The only case I can find out is, when due to some environmental interaction such states are created. However I can only see the use of maximally entangled states in literature. Caveat: In multipartite   cases, maximal entanglement can be tricky.
I am not sure, whether I have have phrased the question correctly. Feel free to ask and edit. Advanced thanks for any help, suggestion etc.
 A: Almost all states in the Hilbert space - states that Nature may take - are non-maximally entangled states. So their "use" is everywhere. Nothing in Nature would really work if there weren't non-maximally entangled states. Every correlation of systems in the quantum regime means that the systems are entangled.
Unentangled states are a measure zero set, and so are maximally entangled stats.

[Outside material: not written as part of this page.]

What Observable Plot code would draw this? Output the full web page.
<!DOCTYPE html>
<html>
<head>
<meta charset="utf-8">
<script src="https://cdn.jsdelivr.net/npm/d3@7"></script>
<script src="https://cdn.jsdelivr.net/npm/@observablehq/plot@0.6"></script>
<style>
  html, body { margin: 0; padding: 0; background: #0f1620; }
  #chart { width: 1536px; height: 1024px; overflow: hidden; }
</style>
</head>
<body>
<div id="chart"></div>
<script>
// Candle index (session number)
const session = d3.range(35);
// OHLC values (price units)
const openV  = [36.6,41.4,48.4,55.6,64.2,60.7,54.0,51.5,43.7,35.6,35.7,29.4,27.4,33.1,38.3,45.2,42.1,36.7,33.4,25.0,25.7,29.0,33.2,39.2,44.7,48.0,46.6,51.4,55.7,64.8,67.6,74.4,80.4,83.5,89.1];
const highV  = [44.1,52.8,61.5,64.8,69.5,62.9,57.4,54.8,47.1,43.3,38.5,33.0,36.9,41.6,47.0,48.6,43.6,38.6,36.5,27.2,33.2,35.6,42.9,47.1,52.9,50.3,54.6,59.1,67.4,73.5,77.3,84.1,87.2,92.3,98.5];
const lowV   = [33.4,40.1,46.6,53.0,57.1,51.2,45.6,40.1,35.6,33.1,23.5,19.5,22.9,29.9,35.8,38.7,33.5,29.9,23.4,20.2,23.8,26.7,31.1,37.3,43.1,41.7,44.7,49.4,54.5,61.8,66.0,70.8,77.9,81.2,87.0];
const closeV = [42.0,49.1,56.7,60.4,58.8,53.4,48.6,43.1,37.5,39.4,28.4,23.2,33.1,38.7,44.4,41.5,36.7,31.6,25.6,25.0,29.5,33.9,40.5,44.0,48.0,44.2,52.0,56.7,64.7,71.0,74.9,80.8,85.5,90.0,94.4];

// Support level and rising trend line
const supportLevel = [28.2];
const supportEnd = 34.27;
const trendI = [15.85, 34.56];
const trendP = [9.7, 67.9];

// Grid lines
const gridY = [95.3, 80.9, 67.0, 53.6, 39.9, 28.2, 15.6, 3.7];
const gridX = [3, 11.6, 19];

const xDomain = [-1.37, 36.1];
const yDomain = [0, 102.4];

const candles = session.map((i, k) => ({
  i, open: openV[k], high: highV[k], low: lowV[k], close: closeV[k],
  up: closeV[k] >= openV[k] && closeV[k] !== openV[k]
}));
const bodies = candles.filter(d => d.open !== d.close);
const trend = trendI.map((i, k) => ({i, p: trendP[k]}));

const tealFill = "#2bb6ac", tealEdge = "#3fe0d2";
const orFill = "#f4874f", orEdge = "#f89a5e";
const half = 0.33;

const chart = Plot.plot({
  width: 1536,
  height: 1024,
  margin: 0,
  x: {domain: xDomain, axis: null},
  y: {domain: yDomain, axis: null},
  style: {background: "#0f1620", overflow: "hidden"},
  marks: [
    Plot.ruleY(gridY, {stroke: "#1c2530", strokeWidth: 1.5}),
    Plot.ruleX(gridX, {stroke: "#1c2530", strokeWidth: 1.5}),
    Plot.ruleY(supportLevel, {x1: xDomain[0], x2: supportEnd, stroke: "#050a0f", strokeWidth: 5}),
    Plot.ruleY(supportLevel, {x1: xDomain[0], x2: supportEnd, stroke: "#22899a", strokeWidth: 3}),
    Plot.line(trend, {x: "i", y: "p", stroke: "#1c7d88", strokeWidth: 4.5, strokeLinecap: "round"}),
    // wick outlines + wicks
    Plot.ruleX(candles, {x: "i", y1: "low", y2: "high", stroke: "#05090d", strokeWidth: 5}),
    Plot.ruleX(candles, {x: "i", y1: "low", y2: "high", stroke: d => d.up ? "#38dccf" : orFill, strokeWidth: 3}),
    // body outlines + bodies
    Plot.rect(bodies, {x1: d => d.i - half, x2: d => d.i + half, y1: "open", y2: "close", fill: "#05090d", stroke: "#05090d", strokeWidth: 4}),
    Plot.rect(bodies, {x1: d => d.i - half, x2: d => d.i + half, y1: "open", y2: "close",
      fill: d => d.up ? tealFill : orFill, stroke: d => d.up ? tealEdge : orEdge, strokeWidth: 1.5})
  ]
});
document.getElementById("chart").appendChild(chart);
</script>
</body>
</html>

Despite their being measure zero sets, they're often discussed, too. Maximally entangled states are often discussed in quantum information because they maximize entanglement – and entanglement itself is something that is useful or that people want to demonstrate – and because quantum computers etc. often deal with very simple states and the maximally entangled states belong to this class, too.
Entangled states are also "used" to emphasize the differences between quantum physics and classical physics i.e. the "non-intuitive" character of quantum mechanics.

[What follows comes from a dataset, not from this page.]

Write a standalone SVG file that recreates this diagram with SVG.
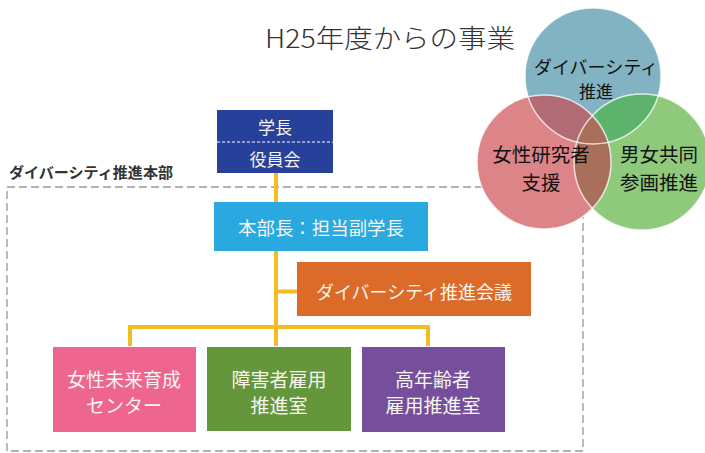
<svg xmlns="http://www.w3.org/2000/svg" width="705" height="453" viewBox="0 0 705 453">
<defs>
<style>
.t{font-family:"Noto Sans CJK JP","Noto Sans",sans-serif;dominant-baseline:central;text-anchor:middle}
.w{fill:#f7f5ef}
.k{fill:#111}
.conn{stroke:#f4bb23;stroke-width:4;fill:none}
</style>
<clipPath id="cBlue"><circle cx="593" cy="76" r="68"/></clipPath>
<clipPath id="cGreen"><circle cx="642" cy="162" r="68"/></clipPath>
</defs>
<rect width="705" height="453" fill="#fff"/>

<g id="title"><text class="t" x="390" y="36" font-size="26" font-weight="300" fill="#333" textLength="250" lengthAdjust="spacingAndGlyphs">H25年度からの事業</text></g>

<g id="hq-frame">
<rect x="7" y="187" width="576" height="264" fill="none" stroke="#999" stroke-width="1.3" stroke-dasharray="8,4"/>
<text class="t" x="91" y="171" font-size="15" font-weight="bold" fill="#333" textLength="164" lengthAdjust="spacingAndGlyphs">ダイバーシティ推進本部</text>
</g>

<g id="connectors">
<path class="conn" d="M276,173 V346 M276,291.5 H297 M130,346 V327 H428 V346"/>
</g>

<g id="president">
<rect x="217" y="110" width="116" height="63" fill="#27419b"/>
<line x1="217" y1="142" x2="333" y2="142" stroke="#fff" stroke-width="1" stroke-dasharray="3,2"/>
<text class="t w" x="275" y="126" font-size="17">学長</text>
<text class="t w" x="275" y="158" font-size="17">役員会</text>
</g>

<g id="head">
<rect x="214" y="202" width="214" height="49" fill="#29a9e0"/>
<text class="t w" x="321" y="227" font-size="18" textLength="166" lengthAdjust="spacingAndGlyphs">本部長：担当副学長</text>
</g>

<g id="council">
<rect x="297" y="262" width="234" height="54" fill="#dc6a28"/>
<text class="t w" x="414" y="291" font-size="18">ダイバーシティ推進会議</text>
</g>

<g id="women-center">
<rect x="53" y="347" width="143" height="85" fill="#ee6590"/>
<text class="t w" x="124" y="378" font-size="19">女性未来育成</text>
<text class="t w" x="124" y="404" font-size="19">センター</text>
</g>

<g id="disability">
<rect x="207" y="347" width="144" height="84" fill="#64963c"/>
<text class="t w" x="279" y="378" font-size="19">障害者雇用</text>
<text class="t w" x="279" y="404" font-size="19">推進室</text>
</g>

<g id="elderly">
<rect x="362" y="347" width="143" height="85" fill="#764f9c"/>
<text class="t w" x="433" y="378" font-size="19">高年齢者</text>
<text class="t w" x="433" y="404" font-size="19">雇用推進室</text>
</g>

<g id="venn">
<circle cx="593" cy="76" r="68" fill="#82b3c2"/>
<circle cx="642" cy="162" r="68" fill="#8fca7c"/>
<circle cx="544" cy="162" r="67" fill="#dc8487"/>
<circle cx="642" cy="162" r="68" fill="#5db36b" clip-path="url(#cBlue)"/>
<circle cx="544" cy="162" r="67" fill="#b06b74" clip-path="url(#cBlue)"/>
<circle cx="544" cy="162" r="67" fill="#a8705a" clip-path="url(#cGreen)"/>
<g fill="none" stroke="#fff" stroke-width="1.5" stroke-opacity="0.75">
<circle cx="593" cy="76" r="68"/>
<circle cx="642" cy="162" r="68"/>
<circle cx="544" cy="162" r="67"/>
</g>
</g>

<g id="venn-diversity"><text class="t k" x="596" y="66" font-size="18">ダイバーシティ</text><text class="t k" x="596" y="90" font-size="17">推進</text></g>
<g id="venn-women"><text class="t k" x="541" y="153" font-size="19.5">女性研究者</text><text class="t k" x="541" y="181" font-size="19.5">支援</text></g>
<g id="venn-equality"><text class="t k" x="659" y="153" font-size="19.5">男女共同</text><text class="t k" x="659" y="181" font-size="19.5">参画推進</text></g>
</svg>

A: A trend in Quantum Information is to regard entanglement as a resource. In particular, entangled states are a resource for a number of protocols which are impossible in classical theory, e.g., teleportation, dense coding, secret sharing, etc... It turns out that given certain restrictions on what kind of physical operations one can perform (say, physically separated at points A and B), entanglement between A and B can only decrease. However, in doing so, it may assist in performing tasks that are not possible otherwise.
The celebrated entanglement distillation protocols allow to obtain few highly entangled states from many weakly entangled ones. This is the reason why people concentrate on maximally entangled ones. Beware, not all states are distillable (bound entangled states are not distillable). There is a huge zoology of entanglement measures, and lots of interesting and counterintuitive results regarding distillation of entangled states.
A: People often forget that one of the earliest proposed applications of quantum information theory, quantum key distribution via the BB84 protocol, involves no entanglement whatsoever — only product states and classical information are ever transmitted between Alice and Bob.
This goes to show that if you think anything in quantum mechanics is particularly interesting, you might want to consider it interesting that there are any pure states whatsoever beyond the standard basis — a fact without which entanglement wouldn't exist anyway.
A: Quantum teleportation and super dense coding use entanglement. You can teleport a qubit, storing A LOT of information in the coefficients $\alpha \vert0> + \beta \vert 1>$ by communication only 2 classical bits of information.